PROVIDED DATA:
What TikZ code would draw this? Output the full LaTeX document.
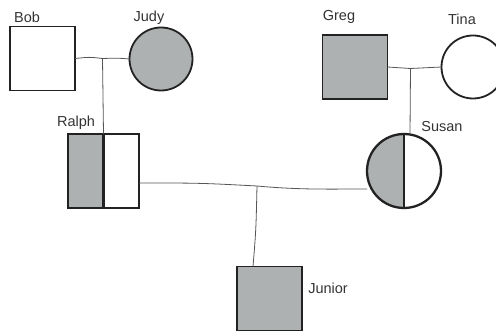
\documentclass[tikz,border=0pt]{standalone}
\usepackage{fontspec}
\setmainfont{Liberation Sans}
\definecolor{affected}{HTML}{AEB1B1}
\definecolor{edge}{HTML}{222222}
\definecolor{conn}{HTML}{555555}
\definecolor{txt}{HTML}{333333}
\begin{document}
\begin{tikzpicture}[x=1pt,y=-1pt,
  person/.style={draw=edge,line width=1.8pt,inner sep=0pt,outer sep=0pt},
  male/.style={person,rectangle,minimum width=65pt,minimum height=64pt},
  female/.style={person,circle,minimum size=63pt},
  filled/.style={fill=affected},
  carrier/.style={line width=2.3pt,path picture={\fill[affected] (path picture bounding box.south west) rectangle (path picture bounding box.north);}},
  namelabel/.style={text=txt,font=\fontsize{14.5}{16}\selectfont,inner sep=0pt},
  link/.style={draw=conn,line width=0.8pt}]
\useasboundingbox (0,0) rectangle (496,331);
% persons
\node[male] (bob) at (42.5,58.5) {};
\node[female,filled] (judy) at (161,59) {};
\node[male,filled] (greg) at (355,67) {};
\node[female] (tina) at (473,67) {};
\node[male,carrier,minimum width=71pt,minimum height=74pt] (ralph) at (103.5,171) {};
\draw[edge,line width=2.3pt] (ralph.north) -- (ralph.south);
\node[female,carrier,minimum size=74pt] (susan) at (404,171) {};
\draw[edge,line width=2pt] (susan.north) -- (susan.south);
\node[male,filled] (junior) at (269.5,298.5) {};
% labels
\node[namelabel] (lbob) at (27,17) {Bob};
\node[namelabel] (ljudy) at (149,18) {Judy};
\node[namelabel] (lralph) at (76,123) {Ralph};
\node[namelabel] (lgreg) at (339,17) {Greg};
\node[namelabel] (ltina) at (462,19) {Tina};
\node[namelabel] (lsusan) at (442,127) {Susan};
\node[namelabel] (ljunior) at (328,288) {Junior};
% connectors
\coordinate (m1) at (102.5,58.5);
\coordinate (m2) at (410.5,68.5);
\coordinate (m3) at (257,186);
\coordinate (susantop) at (410,134.5);
\coordinate (juniortop) at (253,266.5);
\draw[link] (bob.east) .. controls (90,57) .. (m1) .. controls (118,58) .. (judy.west);
\draw[link] (m1) -- (ralph.north);
\draw[link] (greg.east) -- (m2) -- (tina.west);
\draw[link] (m2) -- (susantop);
\draw[link] (ralph.east |- 0,183) .. controls (200,183) .. (m3) .. controls (300,190) and (330,189) .. (susan.west |- 0,189);
\draw[link] (m3) .. controls (256,230) .. (juniortop);
\end{tikzpicture}
\end{document}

WRITTEN EXERCISE: Repeat the data exactly, without the pictures.

RESULT:
What TikZ code would draw this? Output the full LaTeX document.
\documentclass[tikz,border=0pt]{standalone}
\usepackage{fontspec}
\setmainfont{Liberation Sans}
\definecolor{affected}{HTML}{AEB1B1}
\definecolor{edge}{HTML}{222222}
\definecolor{conn}{HTML}{555555}
\definecolor{txt}{HTML}{333333}
\begin{document}
\begin{tikzpicture}[x=1pt,y=-1pt,
  person/.style={draw=edge,line width=1.8pt,inner sep=0pt,outer sep=0pt},
  male/.style={person,rectangle,minimum width=65pt,minimum height=64pt},
  female/.style={person,circle,minimum size=63pt},
  filled/.style={fill=affected},
  carrier/.style={line width=2.3pt,path picture={\fill[affected] (path picture bounding box.south west) rectangle (path picture bounding box.north);}},
  namelabel/.style={text=txt,font=\fontsize{14.5}{16}\selectfont,inner sep=0pt},
  link/.style={draw=conn,line width=0.8pt}]
\useasboundingbox (0,0) rectangle (496,331);
% persons
\node[male] (bob) at (42.5,58.5) {};
\node[female,filled] (judy) at (161,59) {};
\node[male,filled] (greg) at (355,67) {};
\node[female] (tina) at (473,67) {};
\node[male,carrier,minimum width=71pt,minimum height=74pt] (ralph) at (103.5,171) {};
\draw[edge,line width=2.3pt] (ralph.north) -- (ralph.south);
\node[female,carrier,minimum size=74pt] (susan) at (404,171) {};
\draw[edge,line width=2pt] (susan.north) -- (susan.south);
\node[male,filled] (junior) at (269.5,298.5) {};
% labels
\node[namelabel] (lbob) at (27,17) {Bob};
\node[namelabel] (ljudy) at (149,18) {Judy};
\node[namelabel] (lralph) at (76,123) {Ralph};
\node[namelabel] (lgreg) at (339,17) {Greg};
\node[namelabel] (ltina) at (462,19) {Tina};
\node[namelabel] (lsusan) at (442,127) {Susan};
\node[namelabel] (ljunior) at (328,288) {Junior};
% connectors
\coordinate (m1) at (102.5,58.5);
\coordinate (m2) at (410.5,68.5);
\coordinate (m3) at (257,186);
\coordinate (susantop) at (410,134.5);
\coordinate (juniortop) at (253,266.5);
\draw[link] (bob.east) .. controls (90,57) .. (m1) .. controls (118,58) .. (judy.west);
\draw[link] (m1) -- (ralph.north);
\draw[link] (greg.east) -- (m2) -- (tina.west);
\draw[link] (m2) -- (susantop);
\draw[link] (ralph.east |- 0,183) .. controls (200,183) .. (m3) .. controls (300,190) and (330,189) .. (susan.west |- 0,189);
\draw[link] (m3) .. controls (256,230) .. (juniortop);
\end{tikzpicture}
\end{document}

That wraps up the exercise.